Strategy #7: Revamp your corporate website
Static corporate home pages do nothing to encourage sales or improve your results. Yet so many marketers still rely on these non-marketing or anti-marketing sites. Instead, turn to direct marketing microsites and landing pages: Individual websites geared toward specific products and promotions. These sites use only direct response copy and art to sell a product or service. To improve efficiency and boost response, they don't have navigation distractions. For example, you may want to create unique pages to capture leads and sales, or develop a product-specific sales page.
Strategy #8: Streamline your shopping cart to boost sales
It's a fact: 7-1/2 out of 10 online prospects will abandon their shopping cart before completing a purchase. Here are 2 big mistakes to avoid...

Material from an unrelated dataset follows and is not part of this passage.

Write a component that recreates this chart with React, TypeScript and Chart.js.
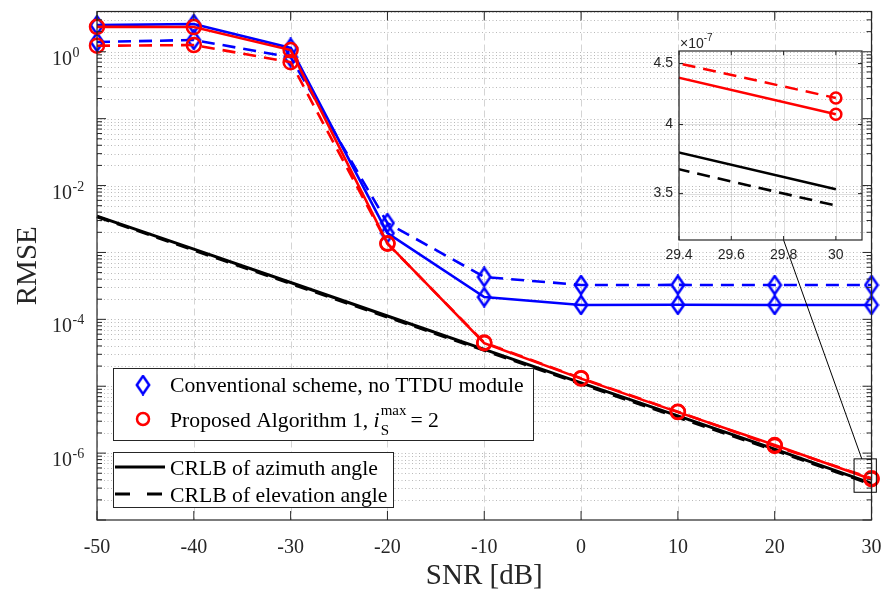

Mistake #1-"Tombstone" carts. This is what I call shopping carts without sales copy. They're a dead-end. Your cart should engage prospects, reassure them that they are making a good decision and lead them right to the "Buy Now" button. It must have direct response sales copy and direct response art.

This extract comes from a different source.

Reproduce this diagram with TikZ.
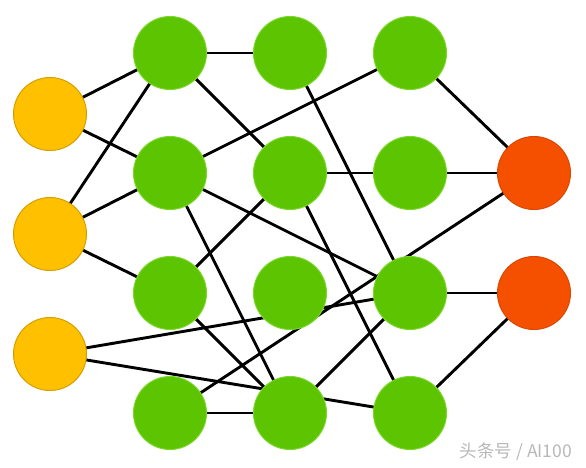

Mistake #2-Multistage process. The more you ask your prospect to click, the more sales you'll lose. A one- to two-page seamless checkout process is more effective and efficient than a multistage process. Prospects will be less likely to have second thoughts and click away. Above all, keep it simple.
Strategy #9: Reevaluate your media
Be sure to put your recession appropriate USP to work in all campaigns-including online and broadcast media.

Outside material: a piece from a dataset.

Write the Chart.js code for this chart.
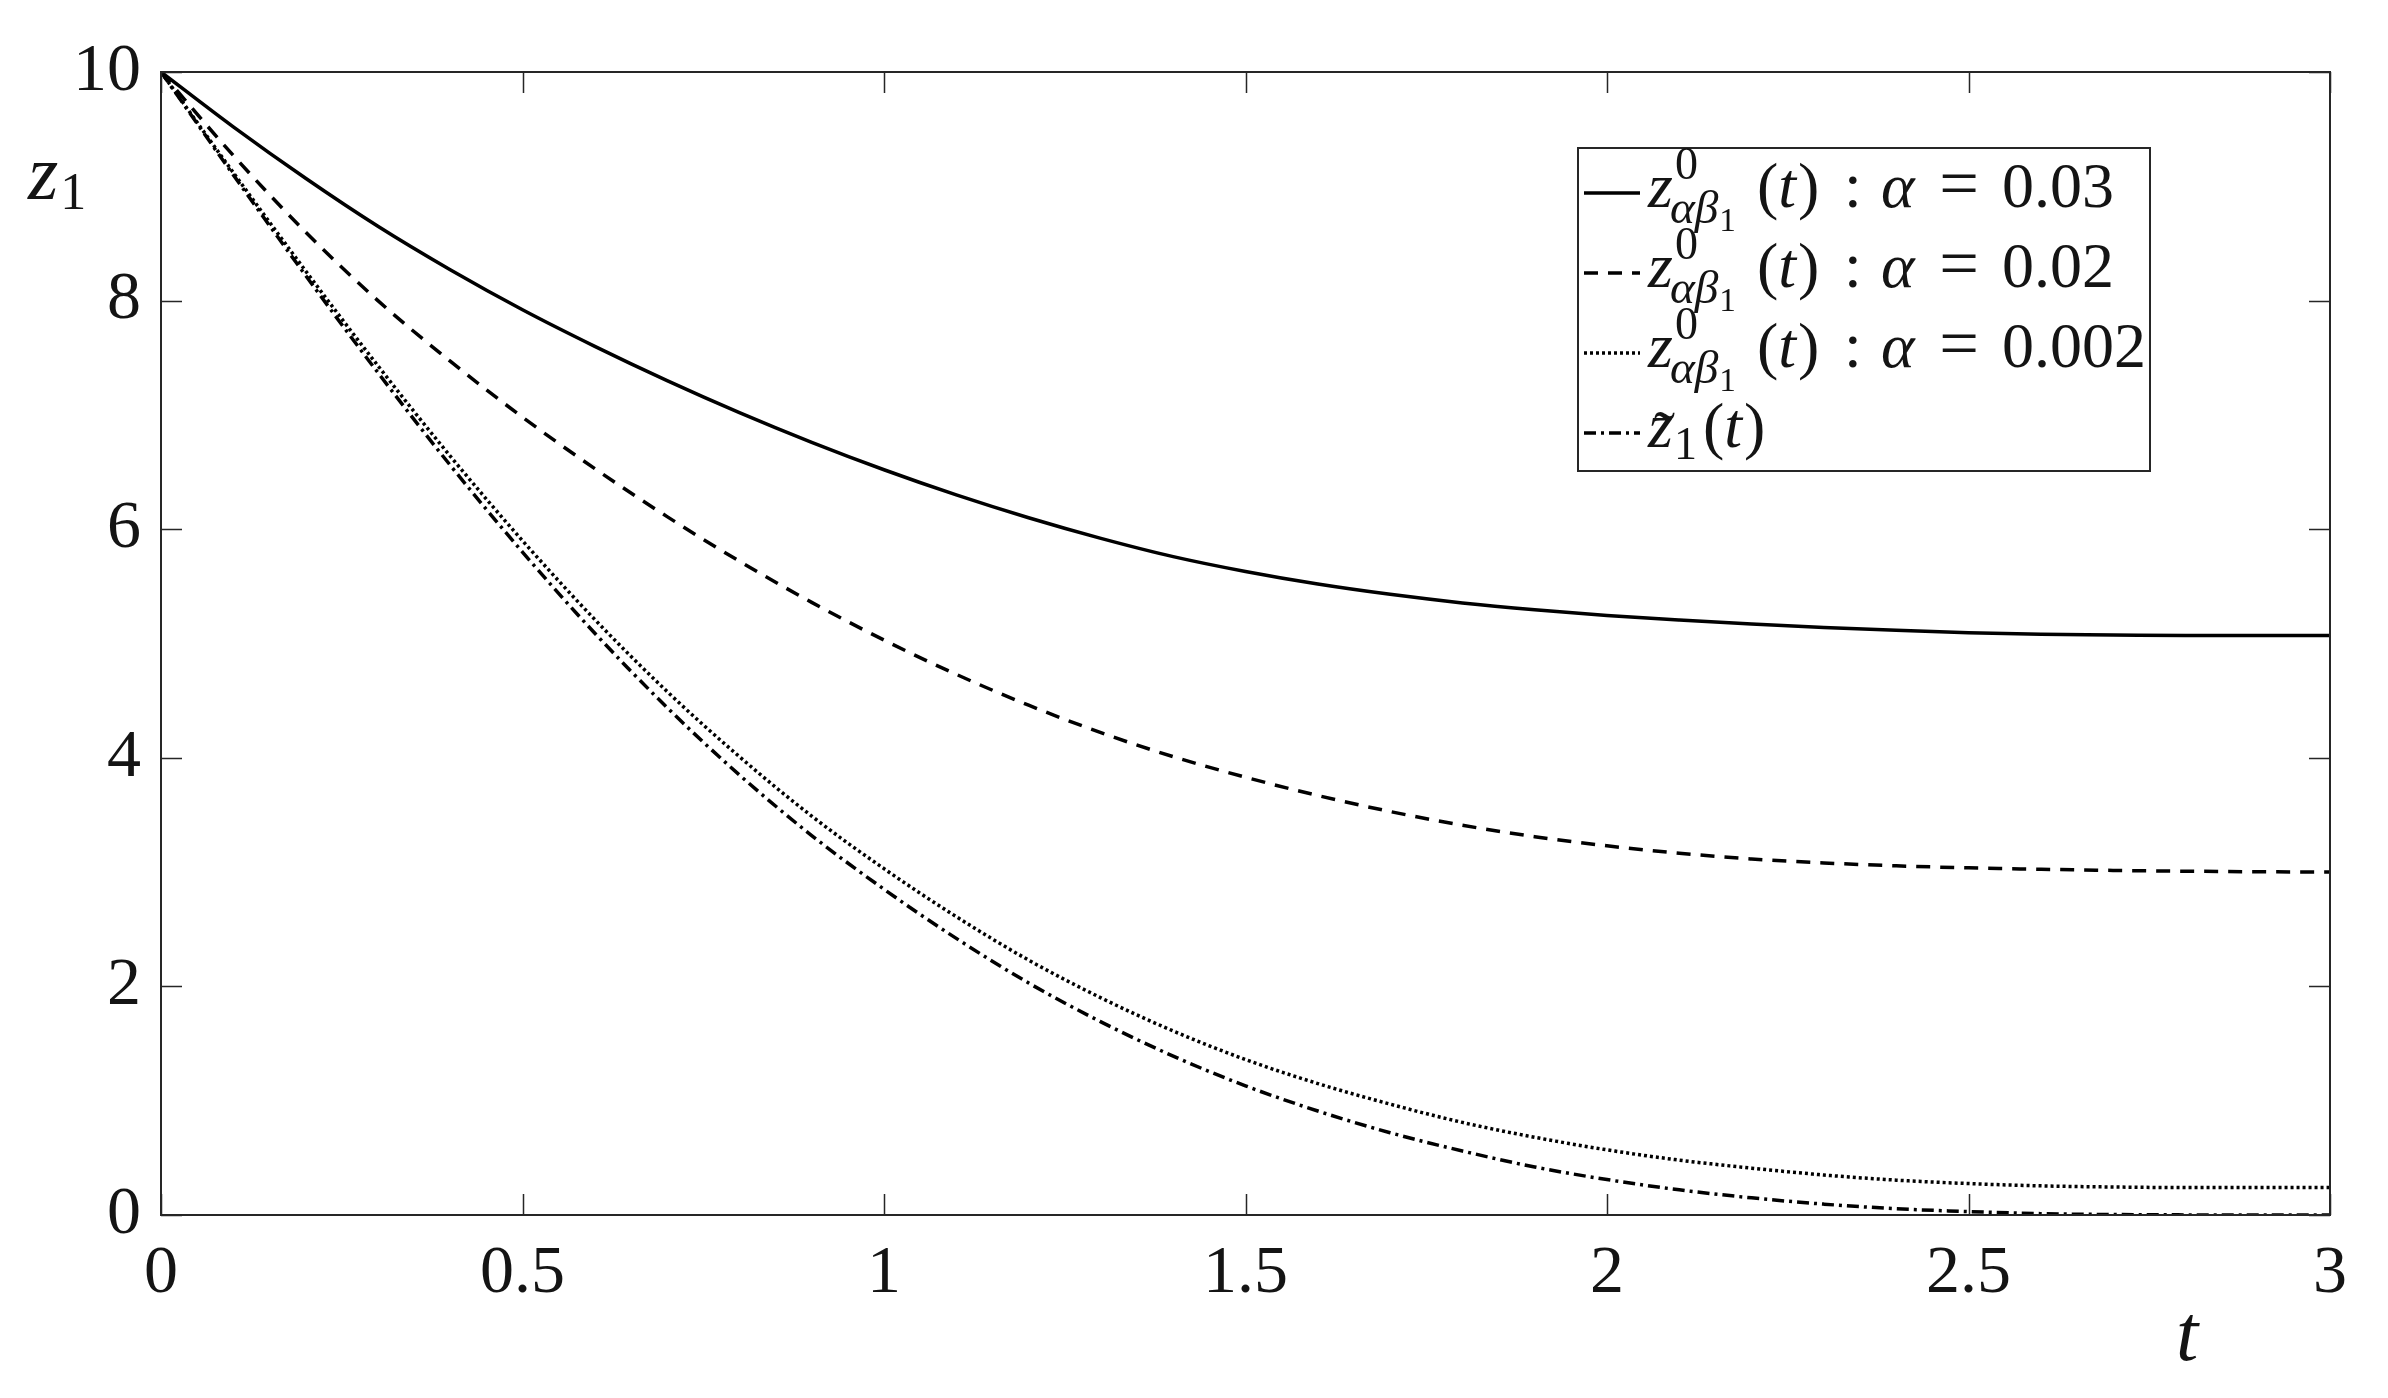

  1. Direct mail. You're still able to produce a low cost per lead or sale with this highly targeted medium...even in a recession. It should be a major component of any marketing mix.
  2. Paid search. Easy paid search is dead in this recession. But the right mix of keyword strategy, powerful direct response ads and separate, dedicated landing pages with timely content will produce a very high ROI-although the numbers will be a very small part of your overall lead generation and sales program.
  3. Email. The days of sending a sales letter via email are over. Sales hype will not work. Instead, use an information-driven, content-rich email. Remember value.
  4. TV and radio. Rates for prime airtime have been dropping, so now's your chance to renegotiate rates and retest your options, such as time of day.
What worked last year is not going to work now because the market psychology is completely different. Opportunities for success are out there if you know where to look. Remember that your prospects' spending patterns change in a recession, but they'll still be spending money somewhere.
Consumers may start to give up trips to the coffee shop in favor of a do-it-yourself espresso machine. Businesses may choose new software instead of new hardware, or invest in extra tech support to avoid an
expensive technology meltdown. With these strategies, you can turn this recession into an opportunity for growth, profits and greater market share.